2140 Tasting Notes
This is absolutely delicious! There was a bit leftover in the pot from yesterday, so when youngest said she needed a pot so she can brew some Vanilla Comoro I volunteered to drink it up. I wasn’t even planning to reorder Palm Court, but this is making me rethink that decision. She mixed one and a half teaspoons Palm Court with one and a half of Rose Scented. Up to one teaspoon of Boston accidentally was dropped in, and mostly fished back out, but I am sure it contributed something. This is a very satisfying midday cup, sans additions.
We only had one and a half teaspoons of Palm Court left today, so I suggested combining it with Rose Scented to amke a whole pot of tea. We have loved experimenting with Rose Scented and other teas!
In an effort to be helpful, I prepared the dry leaves in the basket, and youngest misunderstood which pot had the leaves already in, and she added a teaspoon of Boston before noticing that there were already leaves in the pot!
The final verdict? This was very good! Palm Court made a great base, Rose Scented added its expected charms, and there was just a hint of Boston’s flavor. I don’t know if we could recreate the pot we had today, but we certainly enjoyed it!
I feel like I haven’t had this one in ages! This is the first Ruby tea from Taiwan I ever tried, and one of the first teas I loved sans additions, so I think of it as one of my “growing up as a tea drinker” teas. You can steep this for ten minutes and I don’t think it would get bitter. I once forgot a second steep for who knows how long, and it was still great.
This tea is pale when steeped, but so full of flavor. It resteeps beautifully. There is a light vegetal taste, but plenty of body. It is just excellent tea. Having said that, I do believe that the version from Shui tea is more even more flavorful, but since I don’t own that one yet, I still enjoy this one!
This was paired today at tea party with Fudge Pie and individual portions of Brie baked with brown sugar and strawberries in puff pastry. Extra strawberries, lightly sugared, were served on the side to top the pie.
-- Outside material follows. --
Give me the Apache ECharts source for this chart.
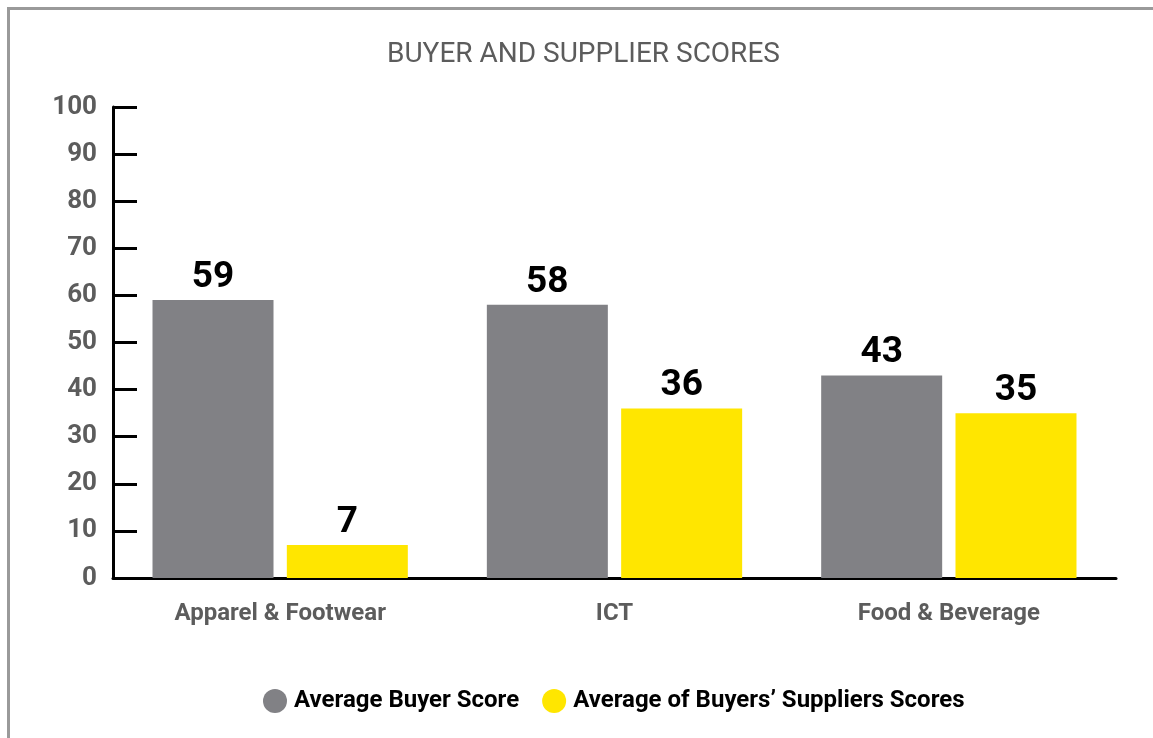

Youngest daughter suggested this one for tea party today, and I almost said to choose something else because I think of winter and the holidays with this tea since that I when I first had it. I am so glad I kept it on the menu. This was the last tea I drank today, but it made such an impact. The almond flavor made me think of JacquelineM. Is this one of the nostalgia teas? It definitely reminds me of the fine French teas I have tried. Silky smooth and lovely, the cranberry is bright without being tart, and the almond…oh, the almond is a liquid caress. Biscuity marzipan. Sigh. Happy, happy sigh.
I gave this one a revisit today and used Kashyap’s steeping parameters, which called for a lower water temp and a shorter steep than I would give most black teas. To be fair, this tea is probably over a year old. All I got was a cup of tingle, as in astringency, not excitement! I believe this is one that teaequalsbliss reviewed and said it was wonderful, but after it had aged a bit, was awful! I really am not getting anything good out of this cup, so I am tossing the last teaspoon without guilt! Perhaps if the leaves were fresh it would have been good, and I will try this method of making Indian teas like they were all darjeelings and see if it improves my opinion of them. It could be that Indian tea is just not my thing! In the past, I have noticed that most assamica varietals give me a tummy ache or at least lots of rumbles.
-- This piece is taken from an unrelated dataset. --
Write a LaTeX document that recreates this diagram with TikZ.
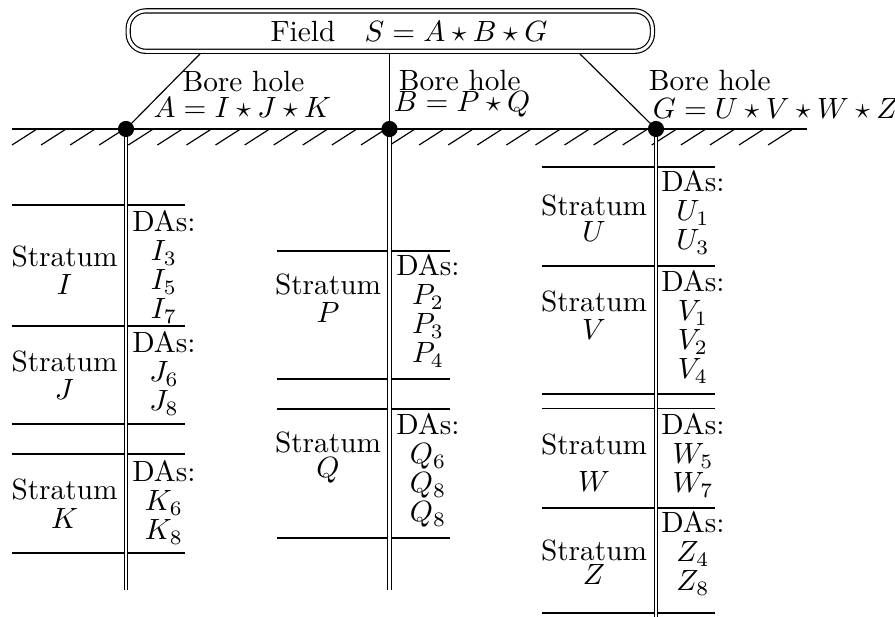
\documentclass[tikz,border=0pt]{standalone}
\newcommand\stratlab[5]{%
  \node[txt] (#1s) at (#2,#3) {Stratum};
  \node[txt] (#1l) at (#2,#4) {$#5$};}
\newcommand\dalist[4]{%
  \foreach \t [count=\i from 0] in {#4} \node[txt] (#1\i) at (#2,#3+29*\i) {\t};}
\begin{document}
\begin{tikzpicture}[x=0.3413pt,y=-0.3413pt,line width=0.4pt,
  txt/.style={anchor=base,inner sep=0pt,outer sep=0pt},
  lab/.style={anchor=base west,inner sep=0pt},
  hole/.style={double,double distance=0.9pt,line width=0.4pt},
  dot/.style={circle,fill=black,inner sep=0pt,minimum size=5.5pt},
  fieldbox/.style={draw,double,double distance=1pt,line width=0.4pt,rounded corners=6pt,
    minimum width=178.9pt,minimum height=13.8pt,inner sep=0pt,outer sep=0.9pt}]
\useasboundingbox (0,0) rectangle (895,617);

% field box
\node[fieldbox] (field) at (390.3,31.1) {};
\node[lab] (fieldtext) at (270,41.7) {Field\quad $S = A\star B\star G$};

% ground
\coordinate (gl) at (12,129);
\coordinate (gr) at (807,129);
\draw (gl) -- (gr);
\foreach \i in {0,...,26} \draw (12+29.08*\i,145) -- ++(25,-16);

% strata lines
\foreach \y in {205,326,424,454,553} \draw (12,\y) -- (185,\y);
\foreach \y in {251,379,409,538} \draw (277,\y) -- (450,\y);
\foreach \y in {167,266,394,408.5,508,613} \draw (542,\y) -- (715,\y);

% bore holes
\coordinate (endA) at (126,590);
\coordinate (endB) at (389.5,590);
\coordinate (endG) at (656,620);
\draw[hole] (126,129) -- (endA);
\draw[hole] (389.5,129) -- (endB);
\draw[hole] (656,129) -- (endG);

\node[dot] (dA) at (126,129) {};
\node[dot] (dB) at (389.5,129) {};
\node[dot] (dG) at (656,129) {};

% connectors
\coordinate (xa) at (200,0);
\coordinate (xb) at (389.5,0);
\coordinate (xg) at (580,0);
\draw (field.south -| xa) -- (dA.center);
\draw (field.south -| xb) -- (dB.center);
\draw (field.south -| xg) -- (dG.center);

% bore hole labels
\node[lab] (lA1) at (182,91.7) {Bore hole};
\node[lab] (lA2) at (153,117.3) {$A = I\star J\star K$};
\node[lab] (lB1) at (398.3,90.7) {Bore hole};
\node[lab] (lB2) at (393.3,111.7) {$B = P\star Q$};
\node[lab] (lG1) at (648.3,90.7) {Bore hole};
\node[lab] (lG2) at (652.3,118.3) {$G = U\star V\star W\star Z$};

% left column
\stratlab{sI}{64.5}{267}{295}{I}
\dalist{dI}{164}{232}{DAs:,$I_3$,$I_5$,$I_7$}
\stratlab{sJ}{64.5}{372}{400}{J}
\dalist{dJ}{164}{353}{DAs:,$J_6$,$J_8$}
\stratlab{sK}{64.5}{500}{529}{K}
\dalist{dK}{164}{482}{DAs:,$K_6$,$K_8$}

% middle column
\stratlab{sP}{328}{295}{323}{P}
\dalist{dP}{428}{276}{DAs:,$P_2$,$P_3$,$P_4$}
\stratlab{sQ}{328}{453}{478}{Q}
\dalist{dQ}{428}{435}{DAs:,$Q_6$,$Q_8$,$Q_8$}

% right column
\stratlab{sU}{594}{216}{242}{U}
\dalist{dU}{693}{192}{DAs:,$U_1$,$U_3$}
\stratlab{sV}{594}{312}{340}{V}
\dalist{dV}{693}{292}{DAs:,$V_1$,$V_2$,$V_4$}
\stratlab{sW}{594}{455}{492}{W}
\dalist{dW}{693}{435}{DAs:,$W_5$,$W_7$}
\stratlab{sZ}{594}{561}{585}{Z}
\dalist{dZ}{693}{533}{DAs:,$Z_4$,$Z_8$}
\end{tikzpicture}
\end{document}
I am adding a resteep of this to my notes today because I don’t think I have resteeped it before. I really wasn’t done having tea, and thought I would experiment a bit. I really didn’t know how this would act, but with Golden Monkey in there I thought it would fare pretty well.
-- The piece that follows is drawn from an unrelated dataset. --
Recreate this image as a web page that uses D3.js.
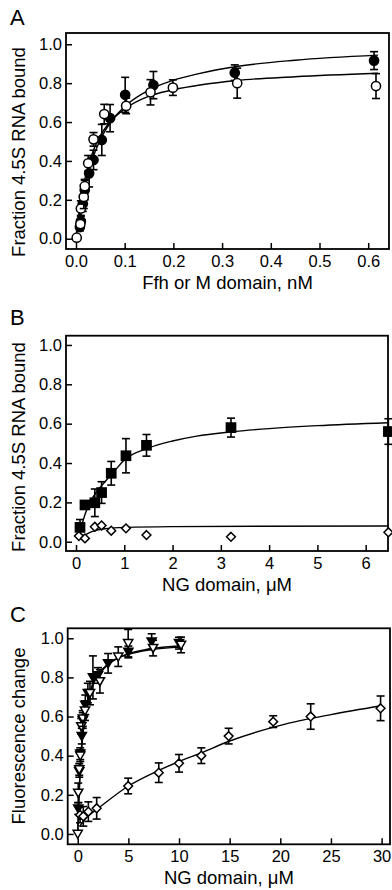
<!DOCTYPE html>
<html>
<head>
<meta charset="utf-8">
<script src="https://cdn.jsdelivr.net/npm/d3@7"></script>
<style>
  body { margin: 0; background: #fff; }
  svg { display: block; font-family: "Liberation Sans", Arial, sans-serif; }
</style>
</head>
<body>
<div id="container"></div>
<script>
/* DATA: [x, y, error] */

// Panel A  (Ffh / M domain, nM)
const aFilled = [
  [0.008, 0.06, 0.02], [0.010, 0.09, 0.03], [0.014, 0.18, 0.04], [0.018, 0.25, 0.05],
  [0.027, 0.336, 0.07], [0.036, 0.405, 0.05], [0.053, 0.508, 0.08], [0.070, 0.62, 0.07],
  [0.101, 0.74, 0.09], [0.159, 0.79, 0.07], [0.326, 0.854, 0.04], [0.612, 0.916, 0.046]
];
const aOpen = [
  [0.0015, 0.005, 0], [0.009, 0.075, 0.02], [0.010, 0.155, 0.04], [0.016, 0.215, 0.06],
  [0.018, 0.27, 0.035], [0.025, 0.388, 0.04], [0.036, 0.511, 0.035], [0.058, 0.641, 0.05],
  [0.103, 0.683, 0.04], [0.153, 0.753, 0.065], [0.199, 0.777, 0.04], [0.331, 0.80, 0.077],
  [0.616, 0.785, 0.064]
];
const aFilledFit = [
  [0, 0], [0.01, 0.17], [0.02, 0.29], [0.03, 0.38], [0.05, 0.51], [0.07, 0.595],
  [0.10, 0.68], [0.15, 0.765], [0.20, 0.815], [0.25, 0.848], [0.33, 0.886],
  [0.45, 0.918], [0.62, 0.944]
];
const aOpenFit = [
  [0, 0], [0.01, 0.20], [0.02, 0.327], [0.03, 0.415], [0.05, 0.53], [0.07, 0.60],
  [0.10, 0.667], [0.15, 0.733], [0.20, 0.766], [0.33, 0.814], [0.45, 0.833], [0.62, 0.851]
];
const aXTicks = [0, 0.1, 0.2, 0.3, 0.4, 0.5, 0.6];

// Panel B  (NG domain, uM)
const bSquares = [
  [0.083, 0.073, 0.04], [0.186, 0.187, 0], [0.39, 0.198, 0.07], [0.53, 0.25, 0.055],
  [0.73, 0.348, 0.06], [1.035, 0.437, 0.087], [1.46, 0.49, 0.055], [3.21, 0.58, 0.048],
  [6.47, 0.56, 0.065]
];
const bDiamonds = [
  [0.06, 0.029], [0.186, 0.017], [0.39, 0.076], [0.53, 0.083], [0.73, 0.056],
  [1.035, 0.068], [1.46, 0.034], [3.21, 0.025], [6.47, 0.048]
];
const bSquaresFit = [
  [0.07, 0.035], [0.15, 0.11], [0.25, 0.18], [0.4, 0.245], [0.6, 0.305], [0.8, 0.36],
  [1.0, 0.415], [1.5, 0.476], [2.0, 0.512], [2.5, 0.537], [3.2, 0.558], [4.0, 0.575],
  [5.0, 0.59], [6.46, 0.605]
];
const bDiamondsFit = [
  [0.12, 0.025], [0.36, 0.054], [0.6, 0.066], [1.05, 0.073], [2.0, 0.077],
  [3.8, 0.079], [6.46, 0.08]
];
const bXTicks = [0, 1, 2, 3, 4, 5, 6];

// Panel C  (NG domain, uM)
const cFilledTri = [
  [0.05, 0.13, 0.03], [0.15, 0.32, 0.03], [0.25, 0.41, 0.03], [0.4, 0.50, 0.04],
  [0.5, 0.58, 0.04], [0.75, 0.66, 0.05], [1.0, 0.72, 0.05], [1.5, 0.80, 0.11],
  [2.0, 0.81, 0.04], [3.0, 0.872, 0.05], [5.0, 0.93, 0.03], [7.3, 0.983, 0.04],
  [10.0, 0.975, 0.03]
];
const cOpenTri = [
  [0.0, 0.0, 0], [0.05, 0.21, 0.05], [0.15, 0.33, 0.03], [0.25, 0.40, 0.03],
  [0.35, 0.55, 0.04], [0.5, 0.59, 0.04], [0.72, 0.63, 0.05], [1.21, 0.72, 0.06],
  [2.19, 0.78, 0.06], [4.0, 0.906, 0.05], [4.98, 0.975, 0.07], [7.44, 0.95, 0.04],
  [10.2, 0.966, 0.04]
];
const cDiamonds = [
  [0.23, 0.097, 0.04], [0.55, 0.09, 0.05], [1.05, 0.114, 0.05], [1.87, 0.131, 0.055],
  [4.98, 0.245, 0.04], [8.0, 0.313, 0.05], [10.0, 0.361, 0.045], [12.2, 0.40, 0.04],
  [14.9, 0.50, 0.04], [19.3, 0.574, 0.03], [23.0, 0.60, 0.065], [29.9, 0.642, 0.063]
];
const cFilledFit = [
  [0, 0], [0.1, 0.15], [0.2, 0.27], [0.3, 0.37], [0.5, 0.50], [0.75, 0.61], [1.0, 0.68],
  [1.5, 0.76], [2.0, 0.81], [3.0, 0.865], [4.0, 0.90], [5.0, 0.922], [7.0, 0.945], [10.3, 0.962]
];
const cOpenFit = [
  [0, 0], [0.1, 0.17], [0.2, 0.29], [0.3, 0.39], [0.5, 0.52], [0.75, 0.62], [1.0, 0.69],
  [1.5, 0.77], [2.0, 0.815], [3.0, 0.87], [4.0, 0.90], [5.0, 0.918], [7.0, 0.94], [10.3, 0.955]
];
const cDiamondsFit = [
  [0.2, 0.04], [1.0, 0.09], [2.0, 0.13], [5.0, 0.245], [8.0, 0.325], [10.0, 0.37],
  [12.0, 0.41], [15.0, 0.475], [20.0, 0.555], [25.0, 0.61], [30.0, 0.655]
];
const cXTicks = [0, 5, 10, 15, 20, 25, 30];

const yTicks = [0, 0.2, 0.4, 0.6, 0.8, 1.0];

/* CONSTANTS AND GLOBALS */
const width = 392, height = 890;

const svg = d3.select("#container")
  .append("svg")
  .attr("width", width)
  .attr("height", height);

// marker shapes
function marker(sel, shape) {
  if (shape === "circle") {
    return sel.append("circle").attr("r", 4.6);
  }
  if (shape === "square") {
    return sel.append("rect").attr("x", -4.6).attr("y", -4.6).attr("width", 9.2).attr("height", 9.2);
  }
  if (shape === "diamond") {
    return sel.append("path").attr("d", "M0,-4.4L4.4,0L0,4.4L-4.4,0Z");
  }
  // downward triangle
  return sel.append("path").attr("d", "M-4.6,-3.6L4.6,-3.6L0,4.4Z");
}

function drawPanel(p) {
  const g = svg.append("g");

  // SCALES
  const xScale = d3.scaleLinear().domain(p.xDomain).range([p.left, p.right]);
  const yScale = d3.scaleLinear().domain(p.yDomain).range([p.bottom, p.top]);

  // AXES (ticks point inward, frame drawn separately)
  const xAxis = d3.axisBottom(xScale)
    .tickValues(p.xTicks)
    .tickFormat(p.xFormat)
    .tickSizeInner(-6)
    .tickSizeOuter(0)
    .tickPadding(6);

  const yAxis = d3.axisLeft(yScale)
    .tickValues(yTicks)
    .tickFormat(d3.format(".1f"))
    .tickSizeInner(-6)
    .tickSizeOuter(0)
    .tickPadding(4);

  [
    g.append("g").attr("transform", `translate(0, ${p.bottom})`).call(xAxis),
    g.append("g").attr("transform", `translate(${p.left}, 0)`).call(yAxis)
  ].forEach(a => {
    a.select(".domain").remove();
    a.attr("font-family", null).attr("font-size", 16.5);
    a.selectAll("line").attr("stroke", "#000").attr("stroke-width", 1.5);
    a.selectAll("text").attr("fill", "#000");
  });

  // FRAME
  g.append("rect")
    .attr("x", p.left).attr("y", p.top)
    .attr("width", p.right - p.left).attr("height", p.bottom - p.top)
    .attr("fill", "none").attr("stroke", "#000").attr("stroke-width", 1.8);

  // FIT CURVES
  const line = d3.line()
    .x(d => xScale(d[0]))
    .y(d => yScale(d[1]))
    .curve(d3.curveMonotoneX);

  p.fits.forEach(f => {
    g.append("path")
      .datum(f)
      .attr("d", line)
      .attr("fill", "none")
      .attr("stroke", "#000")
      .attr("stroke-width", 1.4);
  });

  // POINTS + ERROR BARS
  p.series.forEach(s => {
    const pts = g.append("g").selectAll("g")
      .data(s.data)
      .join("g")
      .attr("transform", d => `translate(${xScale(d[0])}, ${yScale(d[1])})`);

    const withErr = pts.filter(d => d[2]);
    withErr.append("line")
      .attr("x1", 0).attr("x2", 0)
      .attr("y1", d => yScale(d[1] + d[2]) - yScale(d[1]))
      .attr("y2", d => yScale(d[1] - d[2]) - yScale(d[1]));
    withErr.append("line")
      .attr("x1", -4).attr("x2", 4)
      .attr("y1", d => yScale(d[1] + d[2]) - yScale(d[1]))
      .attr("y2", d => yScale(d[1] + d[2]) - yScale(d[1]));
    withErr.append("line")
      .attr("x1", -4).attr("x2", 4)
      .attr("y1", d => yScale(d[1] - d[2]) - yScale(d[1]))
      .attr("y2", d => yScale(d[1] - d[2]) - yScale(d[1]));
    pts.selectAll("line").attr("stroke", "#000").attr("stroke-width", 1.6);

    marker(pts, s.shape)
      .attr("fill", s.filled ? "#000" : "#fff")
      .attr("stroke", "#000")
      .attr("stroke-width", 1.5);
  });

  // TITLES
  svg.append("text")
    .attr("x", (p.left + p.right) / 2)
    .attr("y", p.xTitleY)
    .attr("text-anchor", "middle")
    .attr("font-size", 18.5)
    .text(p.xTitle);

  svg.append("text")
    .attr("transform", `translate(25, ${p.yTitleC}) rotate(-90)`)
    .attr("text-anchor", "middle")
    .attr("font-size", 18.5)
    .text(p.yTitle);

  svg.append("text")
    .attr("x", 10)
    .attr("y", p.letterY)
    .attr("font-size", 22)
    .text(p.letter);
}

drawPanel({
  letter: "A", letterY: 25,
  left: 66, right: 389, top: 33, bottom: 249,
  xDomain: [-0.0205, 0.6427], yDomain: [-0.053, 1.058],
  xTicks: aXTicks, xFormat: d3.format(".1f"),
  xTitle: "Ffh or M domain, nM", xTitleY: 289,
  yTitle: "Fraction 4.5S RNA bound", yTitleC: 152,
  fits: [aFilledFit, aOpenFit],
  series: [
    { data: aFilled, shape: "circle", filled: true },
    { data: aOpen, shape: "circle", filled: false }
  ]
});

drawPanel({
  letter: "B", letterY: 325,
  left: 66, right: 388, top: 335.7, bottom: 551,
  xDomain: [-0.207, 6.462], yDomain: [-0.047, 1.047],
  xTicks: bXTicks, xFormat: d3.format("d"),
  xTitle: "NG domain, \u03bcM", xTitleY: 591,
  yTitle: "Fraction 4.5S RNA bound", yTitleC: 447,
  fits: [bSquaresFit, bDiamondsFit],
  series: [
    { data: bSquares, shape: "square", filled: true },
    { data: bDiamonds, shape: "diamond", filled: false }
  ]
});

drawPanel({
  letter: "C", letterY: 622,
  left: 67.7, right: 390, top: 628.3, bottom: 844.3,
  xDomain: [-0.99, 30.83], yDomain: [-0.053, 1.051],
  xTicks: cXTicks, xFormat: d3.format("d"),
  xTitle: "NG domain, \u03bcM", xTitleY: 884,
  yTitle: "Fluorescence change", yTitleC: 736,
  fits: [cFilledFit, cOpenFit, cDiamondsFit],
  series: [
    { data: cFilledTri, shape: "triangle", filled: true },
    { data: cOpenTri, shape: "triangle", filled: false },
    { data: cDiamonds, shape: "diamond", filled: false }
  ]
});
</script>
</body>
</html>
I dumped the leaves from the infused basket into a second pot, added one teaspoon of fresh leaves, and steeped for five minutes. There was still a bit of the first steep in the original pot, so when time was up I added the second steep to the first. It is quite good! And I feel very thrifty for saving those leaves.
This was very nice as a milk and saugar breakfast tea this morning. It is paired with cheese toast and mustard, naturally!
Teawing recently enlightened us about cheese toast being a traditional treat for British sailors in the 19th century. Well, a few weeks ago I realized that I had never read Treasure Island, nor have I seen the movie. I decided that would be the next book we read aloud. A couple of days ago we reached the chapter where Jim Hawkins meets Ben Gunn. When Ben speaks of living off goats, berries, and oysters and not seeing Christian food in three years, the one food he mentions by name remembering fondly is toasted cheese! Why, isn’t it a small world and full of coincidence!
As for this tea,my youngest absolutely adores it, she being an Irish Breakfast fan and all! And I like it with milk and sugar, though I haven’t taken to it plain. But I do not care overmuch for Assams.